Stored records>
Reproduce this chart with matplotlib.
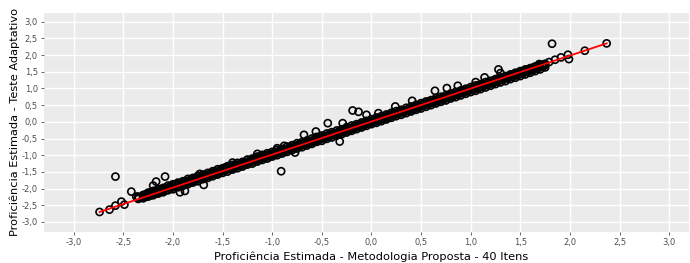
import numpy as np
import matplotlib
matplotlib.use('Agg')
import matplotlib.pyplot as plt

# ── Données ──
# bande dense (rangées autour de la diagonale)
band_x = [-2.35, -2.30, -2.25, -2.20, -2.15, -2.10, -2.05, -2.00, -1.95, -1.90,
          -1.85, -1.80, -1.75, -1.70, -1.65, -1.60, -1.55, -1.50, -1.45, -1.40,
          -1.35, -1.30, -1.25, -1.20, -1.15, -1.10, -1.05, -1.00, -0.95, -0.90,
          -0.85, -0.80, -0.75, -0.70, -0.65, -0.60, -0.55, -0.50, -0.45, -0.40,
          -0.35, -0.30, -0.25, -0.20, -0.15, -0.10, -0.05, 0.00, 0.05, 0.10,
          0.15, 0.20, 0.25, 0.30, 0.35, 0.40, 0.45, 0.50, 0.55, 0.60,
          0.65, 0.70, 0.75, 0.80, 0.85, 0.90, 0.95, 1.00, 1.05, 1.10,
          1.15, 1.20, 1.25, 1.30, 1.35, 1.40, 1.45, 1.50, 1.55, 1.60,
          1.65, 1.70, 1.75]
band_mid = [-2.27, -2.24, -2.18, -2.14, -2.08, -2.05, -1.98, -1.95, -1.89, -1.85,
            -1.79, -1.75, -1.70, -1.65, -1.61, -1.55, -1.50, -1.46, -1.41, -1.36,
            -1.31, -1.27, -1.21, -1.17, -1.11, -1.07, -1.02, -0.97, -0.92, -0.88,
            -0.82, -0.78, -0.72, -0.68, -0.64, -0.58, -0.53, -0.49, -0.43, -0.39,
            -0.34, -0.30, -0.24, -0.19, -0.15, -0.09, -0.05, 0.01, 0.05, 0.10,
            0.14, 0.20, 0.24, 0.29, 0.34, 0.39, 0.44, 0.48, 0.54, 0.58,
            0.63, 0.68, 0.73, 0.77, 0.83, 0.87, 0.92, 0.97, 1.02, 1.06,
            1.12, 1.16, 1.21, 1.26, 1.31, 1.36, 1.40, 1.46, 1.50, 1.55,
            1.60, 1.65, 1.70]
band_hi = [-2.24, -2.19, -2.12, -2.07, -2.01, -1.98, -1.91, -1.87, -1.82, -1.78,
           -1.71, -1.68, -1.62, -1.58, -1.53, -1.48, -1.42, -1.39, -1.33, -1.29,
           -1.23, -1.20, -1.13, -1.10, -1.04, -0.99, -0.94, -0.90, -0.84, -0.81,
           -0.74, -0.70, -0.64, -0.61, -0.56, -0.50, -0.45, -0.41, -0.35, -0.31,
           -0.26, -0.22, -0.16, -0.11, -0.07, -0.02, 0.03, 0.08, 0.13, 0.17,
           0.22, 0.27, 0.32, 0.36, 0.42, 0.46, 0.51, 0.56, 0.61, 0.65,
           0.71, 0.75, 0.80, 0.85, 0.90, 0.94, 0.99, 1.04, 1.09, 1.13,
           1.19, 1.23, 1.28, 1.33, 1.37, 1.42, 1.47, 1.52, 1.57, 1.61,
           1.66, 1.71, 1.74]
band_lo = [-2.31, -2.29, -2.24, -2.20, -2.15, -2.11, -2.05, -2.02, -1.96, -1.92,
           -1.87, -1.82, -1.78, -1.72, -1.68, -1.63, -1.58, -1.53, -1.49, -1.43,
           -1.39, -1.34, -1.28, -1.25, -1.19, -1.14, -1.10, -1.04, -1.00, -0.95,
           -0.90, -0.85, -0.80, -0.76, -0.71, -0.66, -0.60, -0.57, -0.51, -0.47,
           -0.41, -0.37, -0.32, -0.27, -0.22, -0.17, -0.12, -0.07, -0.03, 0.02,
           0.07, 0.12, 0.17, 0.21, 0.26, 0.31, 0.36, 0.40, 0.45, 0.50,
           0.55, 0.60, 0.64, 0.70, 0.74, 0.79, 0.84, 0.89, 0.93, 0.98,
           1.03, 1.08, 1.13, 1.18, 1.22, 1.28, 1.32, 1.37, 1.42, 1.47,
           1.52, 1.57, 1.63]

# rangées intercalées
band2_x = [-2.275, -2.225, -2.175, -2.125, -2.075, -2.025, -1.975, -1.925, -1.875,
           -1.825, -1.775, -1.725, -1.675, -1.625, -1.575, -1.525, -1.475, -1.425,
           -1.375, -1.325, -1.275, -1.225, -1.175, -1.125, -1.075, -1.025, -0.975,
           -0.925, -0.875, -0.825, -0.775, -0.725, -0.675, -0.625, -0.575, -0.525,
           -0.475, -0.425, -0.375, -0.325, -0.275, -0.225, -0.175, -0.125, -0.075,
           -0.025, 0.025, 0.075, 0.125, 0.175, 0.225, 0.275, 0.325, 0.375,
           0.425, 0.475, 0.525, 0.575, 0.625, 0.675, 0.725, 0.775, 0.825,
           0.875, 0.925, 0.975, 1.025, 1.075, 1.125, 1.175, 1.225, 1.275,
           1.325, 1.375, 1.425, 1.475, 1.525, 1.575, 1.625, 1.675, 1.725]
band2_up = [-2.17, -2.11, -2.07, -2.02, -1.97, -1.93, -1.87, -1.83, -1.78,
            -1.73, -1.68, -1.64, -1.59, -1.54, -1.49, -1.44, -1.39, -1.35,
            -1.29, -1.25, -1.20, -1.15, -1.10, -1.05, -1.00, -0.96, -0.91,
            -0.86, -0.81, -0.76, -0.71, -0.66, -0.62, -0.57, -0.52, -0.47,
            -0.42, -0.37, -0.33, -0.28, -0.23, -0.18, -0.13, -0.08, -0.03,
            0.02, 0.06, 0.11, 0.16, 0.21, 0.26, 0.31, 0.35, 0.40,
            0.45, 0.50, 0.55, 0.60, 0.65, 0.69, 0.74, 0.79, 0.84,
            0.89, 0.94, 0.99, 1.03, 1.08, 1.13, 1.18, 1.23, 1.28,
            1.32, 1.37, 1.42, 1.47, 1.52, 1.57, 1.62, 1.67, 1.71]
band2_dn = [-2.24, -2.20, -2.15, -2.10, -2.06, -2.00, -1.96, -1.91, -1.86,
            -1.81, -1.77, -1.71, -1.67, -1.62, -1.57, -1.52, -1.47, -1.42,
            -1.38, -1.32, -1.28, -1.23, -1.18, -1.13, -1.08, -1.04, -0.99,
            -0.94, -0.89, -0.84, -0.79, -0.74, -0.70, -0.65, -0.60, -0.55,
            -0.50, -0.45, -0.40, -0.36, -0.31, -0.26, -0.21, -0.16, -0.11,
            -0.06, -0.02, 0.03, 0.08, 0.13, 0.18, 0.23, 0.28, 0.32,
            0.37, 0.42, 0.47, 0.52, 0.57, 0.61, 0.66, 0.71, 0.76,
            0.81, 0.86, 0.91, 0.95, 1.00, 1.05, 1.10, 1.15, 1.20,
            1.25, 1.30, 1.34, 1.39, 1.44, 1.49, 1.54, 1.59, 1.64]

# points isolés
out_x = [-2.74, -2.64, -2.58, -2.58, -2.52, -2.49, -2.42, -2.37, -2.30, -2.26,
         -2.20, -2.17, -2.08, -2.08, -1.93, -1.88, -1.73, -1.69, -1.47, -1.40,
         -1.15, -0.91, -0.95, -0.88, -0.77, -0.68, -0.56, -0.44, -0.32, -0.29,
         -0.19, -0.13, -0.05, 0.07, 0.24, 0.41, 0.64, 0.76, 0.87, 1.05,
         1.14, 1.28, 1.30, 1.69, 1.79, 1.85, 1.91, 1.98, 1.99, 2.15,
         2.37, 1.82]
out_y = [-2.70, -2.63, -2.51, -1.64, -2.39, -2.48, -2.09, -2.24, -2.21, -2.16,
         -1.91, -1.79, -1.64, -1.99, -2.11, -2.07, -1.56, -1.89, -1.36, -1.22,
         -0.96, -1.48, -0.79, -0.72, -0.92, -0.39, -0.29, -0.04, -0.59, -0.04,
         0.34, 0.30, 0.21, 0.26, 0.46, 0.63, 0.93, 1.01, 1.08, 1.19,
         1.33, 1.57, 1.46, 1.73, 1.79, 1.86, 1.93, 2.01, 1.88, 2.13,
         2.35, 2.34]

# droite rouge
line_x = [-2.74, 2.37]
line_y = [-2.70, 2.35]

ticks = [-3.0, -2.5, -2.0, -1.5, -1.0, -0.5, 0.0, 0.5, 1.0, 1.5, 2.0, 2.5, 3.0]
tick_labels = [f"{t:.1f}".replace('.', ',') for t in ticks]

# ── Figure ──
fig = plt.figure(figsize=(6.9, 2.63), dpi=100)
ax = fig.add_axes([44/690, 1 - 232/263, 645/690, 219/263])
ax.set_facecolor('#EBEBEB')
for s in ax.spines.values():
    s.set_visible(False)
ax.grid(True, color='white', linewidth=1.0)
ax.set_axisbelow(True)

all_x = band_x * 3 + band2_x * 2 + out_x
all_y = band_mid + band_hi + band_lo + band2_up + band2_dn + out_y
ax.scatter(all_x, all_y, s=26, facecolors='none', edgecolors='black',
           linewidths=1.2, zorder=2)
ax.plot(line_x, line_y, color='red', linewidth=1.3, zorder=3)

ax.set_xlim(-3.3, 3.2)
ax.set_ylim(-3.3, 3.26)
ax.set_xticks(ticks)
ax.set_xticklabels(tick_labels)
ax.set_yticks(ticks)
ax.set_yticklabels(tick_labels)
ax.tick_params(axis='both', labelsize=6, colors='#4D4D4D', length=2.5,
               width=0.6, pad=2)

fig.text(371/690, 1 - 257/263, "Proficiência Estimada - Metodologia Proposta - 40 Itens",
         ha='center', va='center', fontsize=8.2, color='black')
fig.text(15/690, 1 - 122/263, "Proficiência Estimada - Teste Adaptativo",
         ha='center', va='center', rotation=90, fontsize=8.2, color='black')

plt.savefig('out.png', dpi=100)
...
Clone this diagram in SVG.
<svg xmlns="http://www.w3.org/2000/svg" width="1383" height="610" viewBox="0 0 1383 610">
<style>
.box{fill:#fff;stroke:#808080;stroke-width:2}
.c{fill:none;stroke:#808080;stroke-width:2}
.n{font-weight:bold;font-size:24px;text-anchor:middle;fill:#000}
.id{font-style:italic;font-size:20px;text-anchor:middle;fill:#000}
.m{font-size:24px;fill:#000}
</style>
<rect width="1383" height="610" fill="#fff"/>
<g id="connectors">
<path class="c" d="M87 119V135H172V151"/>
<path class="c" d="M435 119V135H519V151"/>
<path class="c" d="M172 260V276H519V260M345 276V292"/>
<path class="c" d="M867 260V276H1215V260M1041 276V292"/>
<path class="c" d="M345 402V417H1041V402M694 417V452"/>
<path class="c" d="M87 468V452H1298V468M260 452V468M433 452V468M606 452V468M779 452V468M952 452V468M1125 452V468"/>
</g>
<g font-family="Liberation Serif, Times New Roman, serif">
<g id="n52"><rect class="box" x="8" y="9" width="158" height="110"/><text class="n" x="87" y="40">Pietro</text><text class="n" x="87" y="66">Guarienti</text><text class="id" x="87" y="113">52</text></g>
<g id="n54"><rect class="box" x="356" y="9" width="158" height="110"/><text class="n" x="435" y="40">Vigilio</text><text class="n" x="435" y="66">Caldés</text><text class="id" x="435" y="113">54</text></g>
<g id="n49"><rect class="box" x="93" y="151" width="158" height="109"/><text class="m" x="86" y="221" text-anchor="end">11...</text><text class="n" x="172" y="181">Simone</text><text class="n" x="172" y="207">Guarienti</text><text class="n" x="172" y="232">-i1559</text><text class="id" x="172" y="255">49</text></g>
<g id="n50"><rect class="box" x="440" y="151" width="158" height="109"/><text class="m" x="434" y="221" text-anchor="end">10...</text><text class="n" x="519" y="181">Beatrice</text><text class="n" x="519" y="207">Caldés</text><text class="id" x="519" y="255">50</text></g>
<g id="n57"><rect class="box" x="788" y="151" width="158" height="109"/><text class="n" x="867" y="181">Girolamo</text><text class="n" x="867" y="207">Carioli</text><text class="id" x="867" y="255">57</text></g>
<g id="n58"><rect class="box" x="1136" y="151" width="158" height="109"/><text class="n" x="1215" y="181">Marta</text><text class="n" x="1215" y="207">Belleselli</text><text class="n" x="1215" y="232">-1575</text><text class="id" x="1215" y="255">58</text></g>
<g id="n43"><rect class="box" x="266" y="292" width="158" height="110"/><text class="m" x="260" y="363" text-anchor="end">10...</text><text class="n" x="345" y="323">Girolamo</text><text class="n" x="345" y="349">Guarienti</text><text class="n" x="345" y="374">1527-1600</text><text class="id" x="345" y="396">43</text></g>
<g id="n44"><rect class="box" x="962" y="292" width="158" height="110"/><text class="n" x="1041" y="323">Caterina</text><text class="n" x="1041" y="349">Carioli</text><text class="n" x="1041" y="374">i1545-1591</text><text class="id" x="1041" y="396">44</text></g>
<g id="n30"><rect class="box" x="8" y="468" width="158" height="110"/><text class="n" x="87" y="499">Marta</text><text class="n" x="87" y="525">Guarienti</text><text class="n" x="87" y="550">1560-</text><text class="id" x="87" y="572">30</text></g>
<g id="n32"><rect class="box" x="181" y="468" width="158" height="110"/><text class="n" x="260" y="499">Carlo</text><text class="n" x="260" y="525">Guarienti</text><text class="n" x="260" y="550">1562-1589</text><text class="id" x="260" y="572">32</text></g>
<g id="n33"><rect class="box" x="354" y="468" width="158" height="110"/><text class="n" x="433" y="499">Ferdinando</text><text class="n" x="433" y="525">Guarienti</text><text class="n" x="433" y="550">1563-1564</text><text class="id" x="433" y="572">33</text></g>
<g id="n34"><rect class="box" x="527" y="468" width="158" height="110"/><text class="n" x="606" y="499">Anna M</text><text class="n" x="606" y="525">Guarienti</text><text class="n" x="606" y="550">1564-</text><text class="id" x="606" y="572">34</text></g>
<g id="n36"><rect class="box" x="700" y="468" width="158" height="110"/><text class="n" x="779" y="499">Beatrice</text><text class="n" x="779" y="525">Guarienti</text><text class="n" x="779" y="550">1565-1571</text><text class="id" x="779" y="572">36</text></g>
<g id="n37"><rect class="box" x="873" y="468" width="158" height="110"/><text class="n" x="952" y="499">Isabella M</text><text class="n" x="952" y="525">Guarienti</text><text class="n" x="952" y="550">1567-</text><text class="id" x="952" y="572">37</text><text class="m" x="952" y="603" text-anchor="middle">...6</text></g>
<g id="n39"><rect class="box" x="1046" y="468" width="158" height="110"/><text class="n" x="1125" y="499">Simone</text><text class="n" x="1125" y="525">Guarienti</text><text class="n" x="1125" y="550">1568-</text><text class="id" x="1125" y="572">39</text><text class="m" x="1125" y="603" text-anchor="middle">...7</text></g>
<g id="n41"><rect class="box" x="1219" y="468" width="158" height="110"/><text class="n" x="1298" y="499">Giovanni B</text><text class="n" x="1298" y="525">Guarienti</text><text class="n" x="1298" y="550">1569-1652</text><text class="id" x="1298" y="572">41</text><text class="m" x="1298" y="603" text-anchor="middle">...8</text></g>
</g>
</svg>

Prompt>
Quote the data above exactly from the line with "Reproduce this chart with matplotlib." to the line with "import matplotlib.pyplot as plt", both ends counted, and nothing else. Pictures don't go in.

Exercise response>
Reproduce this chart with matplotlib.
import numpy as np
import matplotlib
matplotlib.use('Agg')
import matplotlib.pyplot as plt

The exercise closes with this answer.